The Yonkers rapper "loved" Gotti's early October appearance on MTV News' "RapFix Live," when he insisted he was the "best man" for Def Jam's currently vacant presidency.
"It was one of the best 'RapFix' [interviews] ever," Jada told MTV News. "He said a lot of stuff that doesn't get said. He was able to [vent] without hating on the record labels or channeling any hate. ... Everything he said — me being on the inside looking out and him being on the inside looking out but now on the outside looking in — I think he nailed every point. I think everything he said was excellent, and almost everything was true."
'Kiss is signed to Def Jam — releasing his latest album, The Last Kiss, in 2009, as well as the retail mixtape I Love You (A Dedication to My Fans) in May 2011 — on the label. The "We Gonna Make It" rapper hasn't spoken to anyone at the label about his support for the Murder Inc. founder, but he did mention agreeing with Irv's point that suits at any record label need to better relate to artists in order to earn their trust when it comes to making career decisions.
"Def Jam and every other label, it ain't that they're bad record labels; it's just sometimes they don't understand the artists that they have," Jada explained. "It's hard for somebody ... when you not coming where I'm from every day. ... You live a whole totally different life than me, but you telling me this ain't the record. That ain't really what's up, and that sometimes happens. It doesn't always happen, but sometimes that's what happens, and that be the conflict of interest."
When it comes to label drama, 'Kiss has had more than his fair share. Upon entering the rap game as a member of the LOX, with Styles P and Sheek Louch, the group was signed to Bad Boy Records. But after discontent, the trio managed to leave Bad Boy and sign to Ruff Ryders via Interscope Records in 1999.
'Kiss would release a pair of solo albums (2001's Kiss the Game Goodbye, 2004's Kiss of Death) on Interscope before Jay-Z, then Def Jam's president, inked him to Roc-A-Fella in 2007. That said, he's learned a thing or two about navigating record-business politics.
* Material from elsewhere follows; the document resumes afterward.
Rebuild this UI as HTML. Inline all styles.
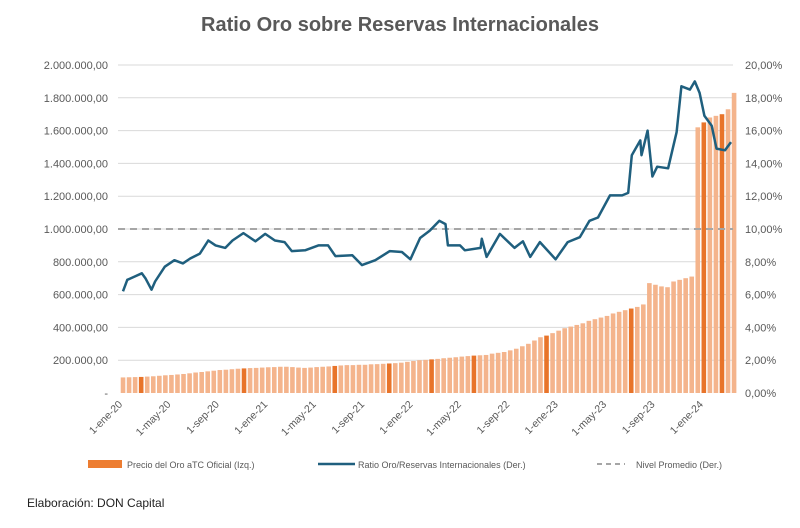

"I have a problem sometimes, but I'm always able to work it out, 'cause I understand that it's a business first," 'Kiss said of any creative friction that may arise between him and Def Jam. "That word 'business' is very strong. You can't take that personal. You can't let that intertwine with your feelings, and you gotta just come to some agreeance. There's always a way to work it out without running to the Internet or badmouthing the employees or something. For the most part, they show me love, so I just show the same love and respect back. Even if I disagree with something, if I bring it to them and we're not able to work it out, I just try to work it out myself, opposed to flipping — unless it's something that pissed me off to the point of no return," he laughed.